「病院長命令ということにしては?
 円滑な組織運営のために是非必要だとか、病院一丸となって――事務局主導ではなくて教授を始めとする本来の指揮系統で――経営を見直すためにとか色々と口実はあるでしょう。
 事務局に不満を抱いている先生達って意外と多いのです」
 清水研修医が事もなげに言った、ごく平静な口調で。
 祐樹も医局の慰安旅行の時に色々と言われたようで――具体的なことは聞いていない、言う必要があれば絶対に告げてくれると信じているので――確かに不満を持っている。
「それは救急救命室のメンバーだけのことですか?」
 だとすれば、万年赤字の――これは病院のため、医療のためにはある意味仕方ない。例えば救急車や消防車、そして警察官とパトカーみたいに普段は必要がないが無ければ困るという存在で、後者の場合は国家公務員として働いているし、市民の理解は得られているので問題ないが、国立病院という税金で運営されていたモノが独立行政法人となって採算というものを考えるようになった今となっては赤字イコール悪という風潮だ――象徴でもある救急救命室の「皆」が思っていることでも、他の科は異なるといったことも充分考えられる。
「いえ、確かに救急救命室でもそんな話は出ますが、精神科の先生達もお薬の処方などで色々と干渉されると聞いています。たとえば点滴と錠剤だったらコストパフォーマンスの良し悪しで決めろとか、そういう専門家が決めたことを事務局から煩く言って来るようなので……」
 外科から遠く離れた――少なくとも自分の医局は短期入院がメインなので、元々精神病を患っている人以外では発症もないため交流のしようがない――精神科でもそういう愚痴が出ているなら、きっと他の科からも同じような反感は抱かれている可能性が高い。
 教授職本来の――自覚し出したのは最近で、それまでは自分の科のこと以外はほとんどスルーして来た――物事の見方というかそれ以上の視点で認識出来る研修医というのも、ある意味新鮮だった。
 それに今でこそ外科という本来居るべき場所で輝いている彼がベテランナースに叱責されながら、しかも地震の時には「居ても居なくても同じ」という扱いだったとは。

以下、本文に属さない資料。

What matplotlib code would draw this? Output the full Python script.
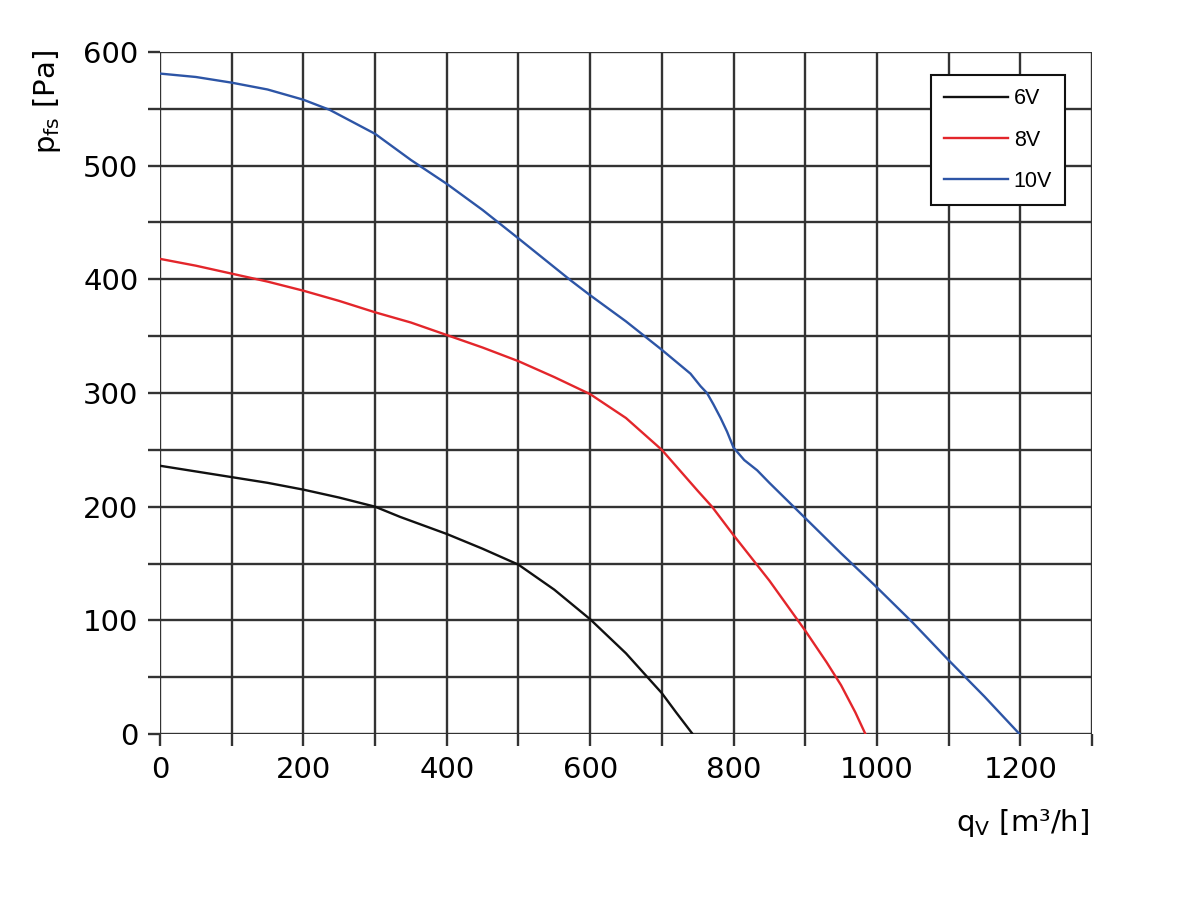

 多分、真殿教授も気付いていないのだろう、この研修医の只者で無さ加減というものに。研修医は――実際問題、ベテランナースの方が経験も豊富なことは認めるが――目先の仕事を覚えるのが精一杯だし、なかなかそういう大局的に立った視点を持ち辛いのに、良くもこんなに見ているなと感心してしまう。
「病院長にはどうやって説得を?確かにその大義名分的な命令が出れば個性豊かな教授陣も従うでしょうが……」
 祐樹や――そして内心は祐樹も多分尊敬している――森技官が使いそうな手段ではなくて、例えばそのアンケートで自分に10の評価を付けた人間からより点数の低い人間に説得して貰うという方が極めて穏当のような気がする。
 ただ、問題は斉藤病院長も――病院改革には燃えているが――説得しなければならないという点だ。
「私の父の寄付が救急救命室だけだと思いますか……」
 愛息の授業料という名目で億単位の寄付をしてくれた太っ腹な人なので、斉藤病院長も「親友」として援助を受けていることは想像に難くない。
「なるほど……。具体的なことは結構ですが、つまりは影の発言力を多大に持つということですよね」
 攻撃的な――という言い方は祐樹には失礼だろうが――対人関係を作って潰していくという方法よりも自分にとって親和性が高いのは清水研修医の提示してくれた方法であることは確かだった。それに、祐樹の場合は敢えて矢面に立つことによって自分を守ろうとしてくれている、有り難いことに。だから祐樹には時が満ちた時に清水研修医の親友が作成した多次元尺度構成法の表を――話を聞いてのざっくりとしたイメージだが、入試で使ったような日本の戦国時代の人間関係図とか姻戚関係、そして同盟の有無を記した各大名家の勢力分布図のような感じなのだろう――見せれば、それはそれで祐樹的にも貴重なデータとして使えるハズだし。
「そうですね。ウチの病院でも科同士の軋轢と言いますか、そういう不協和音が実際に有ります。この病院と比べると些細な問題かもしれませんが、当事者にとっては重大です。
 そういう人間関係のややこしさを少しでも解消して、より良い組織作りをする上で充分以上の効果を発揮した――いえ、事実なのです――という点を父から切り出すように頼んでみます。
 これで御礼になりましたか?」
 清水研修医の話が示唆に富んでいてとても興味深かったので、本来の目的である清水研修医の来意が「御礼」だとすっかり忘れてしまっていた。
「充分過ぎるほどです……。こんなに有益な話を聞かせて下さって有難う御座います。
 ただ、病院長は確実にアンケートを実施して下さって、そして貴方の友達に渡るでしょうか……」
 清水研修医はふと思いついた感じでコーヒーカップを大切そうにテーブルの上に置いた。